Human norovirus known commonly as the “stomach flu” is shed in high numbers in feces from infected individuals. Current chlorination treatment of effluents discharged from wastewater treatment plants into surface water may not completely inactivate the virus. Previous research reported the presence of the virus genetic material in surface water. However, it is not known the proportion of infectious virus surviving in surface water and in relation to fecal indicator bacteria such as generic E. coli. It is also not known whether produce irrigated with contaminated water would still harbor infectious norovirus after chlorine washes. Historically, human norovirus was difficult to grow in cell culture and therefore its infectivity could not be determined.
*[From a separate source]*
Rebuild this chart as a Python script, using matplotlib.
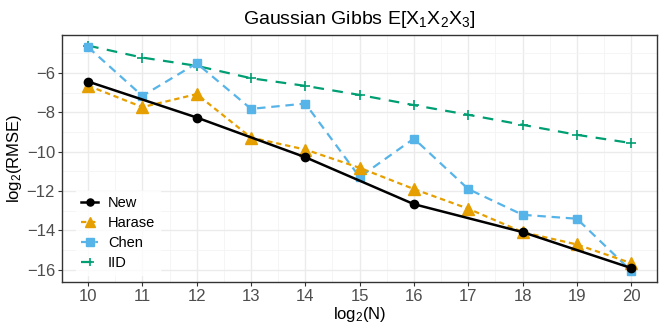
import matplotlib
matplotlib.use("Agg")
import matplotlib.pyplot as plt
from matplotlib.ticker import MultipleLocator

plt.rcParams['font.family'] = ['Liberation Sans', 'DejaVu Sans']
plt.rcParams['mathtext.fontset'] = 'custom'
plt.rcParams['mathtext.rm'] = 'Liberation Sans'
plt.rcParams['mathtext.it'] = 'Liberation Sans'

x_all = [10, 11, 12, 13, 14, 15, 16, 17, 18, 19, 20]
x_new = [10, 12, 14, 16, 18, 20]
new_vals = [-6.43, -8.26, -10.28, -12.67, -14.09, -15.92]
harase_vals = [-6.64, -7.73, -7.07, -9.28, -9.89, -10.82, -11.90, -12.90, -14.09, -14.72, -15.67]
chen_vals = [-4.68, -7.16, -5.50, -7.82, -7.55, -11.29, -9.33, -11.90, -13.21, -13.41, -16.06]
iid_vals = [-4.60, -5.21, -5.63, -6.26, -6.65, -7.11, -7.63, -8.12, -8.63, -9.14, -9.56]
x_ticks = list(range(10, 21))
y_ticks = [-16, -14, -12, -10, -8, -6]

fig = plt.figure(figsize=(6.64, 3.32), dpi=100)
ax = fig.add_axes([0.0934, 0.1506, 0.8956, 0.744])

lw = 1.6
ax.plot(x_all, iid_vals, color='#009E73', lw=lw, dashes=(4.8, 3.8), marker='+', ms=7.5, mew=1.2, label='IID', zorder=3)
ax.plot(x_all, chen_vals, color='#56B4E9', lw=lw, dashes=(3.8, 2.6), marker='s', ms=6, label='Chen', zorder=4)
ax.plot(x_all, harase_vals, color='#E69F00', lw=lw, dashes=(2.4, 1.7), marker='^', ms=8, label='Harase', zorder=5)
ax.plot(x_new, new_vals, color='black', lw=1.8, marker='o', ms=6, label='New', zorder=6)

ax.set_xlim(9.52, 20.47)
ax.set_ylim(-16.63, -4.06)
ax.set_xticks(x_ticks)
ax.set_yticks(y_ticks)
ax.set_yticklabels(['\u221216', '\u221214', '\u221212', '\u221210', '\u22128', '\u22126'])
ax.xaxis.set_minor_locator(MultipleLocator(0.5))
ax.yaxis.set_minor_locator(MultipleLocator(1))
ax.grid(which='major', color='#EBEBEB', lw=1.0, zorder=0)
ax.grid(which='minor', color='#F4F4F4', lw=0.6, zorder=0)
ax.set_axisbelow(True)
ax.tick_params(which='minor', length=0)
ax.tick_params(which='major', length=3, color='#333333', labelsize=12, labelcolor='#4D4D4D', width=0.8, pad=2)
for s in ax.spines.values():
    s.set_color('#333333')
    s.set_linewidth(1.0)

ax.set_xlabel('log$_2$(N)', fontsize=12, labelpad=1)
ax.set_ylabel('log$_2$(RMSE)', fontsize=12, labelpad=2)
ax.set_title('Gaussian Gibbs E[X$_1$X$_2$X$_3$]', fontsize=14, pad=8)

h, l = ax.get_legend_handles_labels()
order = [3, 2, 1, 0]
leg = ax.legend([h[i] for i in order], [l[i] for i in order], loc='lower left',
                bbox_to_anchor=(0.012, 0.0), frameon=True, fontsize=10.5,
                handlelength=1.16, labelspacing=0.41, borderpad=0.32, handletextpad=0.68,
                markerscale=0.85)
leg.get_frame().set_facecolor('white')
leg.get_frame().set_edgecolor('white')
leg.get_frame().set_boxstyle('square', pad=0)
leg.set_zorder(10)

fig.savefig('out.png', dpi=100)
A breakthrough occurred in 2016, in which the virus was reported to infect cultured human intestinal enteroids derived from 3D cultures of intestinal stem cells. This cell culture system will be adapted in this proposal to answer critical knowledge gaps regarding the survival of infectious virus in surface water and on lettuce pre and post-harvest.

Technical Abstract
In the US, the majority of foodborne illnesses (58%) are caused by human norovirus (HuNoV). Lettuce and other leafy greens are most often implicated in the HuNoV outbreaks. Lettuce is the most popular salad vegetable and is almost exclusively used fresh with minimal chlorine washes postharvest. The presence of HuNoV RNA in river water used for irrigation has been demonstrated in numerous studies worldwide. However, in the US, under the current Produce Safety Rule, agricultural water applied to produce is not required to be tested for viruses, thus overlooking a potential threat to the produce industry. The produce rule requires agricultural water to be tested for generic E. coli which may not predict the levels of HuNoVs. Furthermore, it is not evident whether current lettuce chlorine washes is effective against HuNoV. Because HuNoV was difficult to grow in cell culture, limited data exist on the actual infectious viruses in irrigation water, or on pre-and postharvest lettuce washed with chlorine. However, recently a new cell culture system for HuNoV based on human intestinal enteriods (HIE) derived from 3D cultures of intestinal stem cells has been reported. Therefore, the objectives of this proposal are to determine (i) the survival of infectious HuNoV in irrigation water and it’s percent die-off in relation to that of E. coli, (ii) the survival of infectious virus on lettuce under preharvest conditions and (iii) and on post-harvest lettuce following chlorine washes. Irrigation water will be sampled from multiple produce growing regions and used to set microcosms in which HuNoV will be spiked with or without generic E. coli. The microcosms will be incubated under conditions similar to pre-harvest environment and sampled weekly for 2 months. In addition, green house grown lettuce will be spiked with HuNoV and incubated for 2 weeks. Lettuce samples (whole and shredded) spiked with the virus will be subjected to chlorine washes (100 and 200 ppm) for 2 min. Wash water will also be spiked with the virus and chlorinated at 100 and 200 ppm for 2 min to assess whether infectious HuNoV will be inactivated. The infectivity of HuNoV and its RNA titers will be determined using HIE and real-time qPCR as well as the physiochemical and microbiological quality of irrigation and wash water. Knowledge generated from this proposal is expected to benefit the produce industry in better assessing the risks associated with water and food transmission of infectious HuNoV.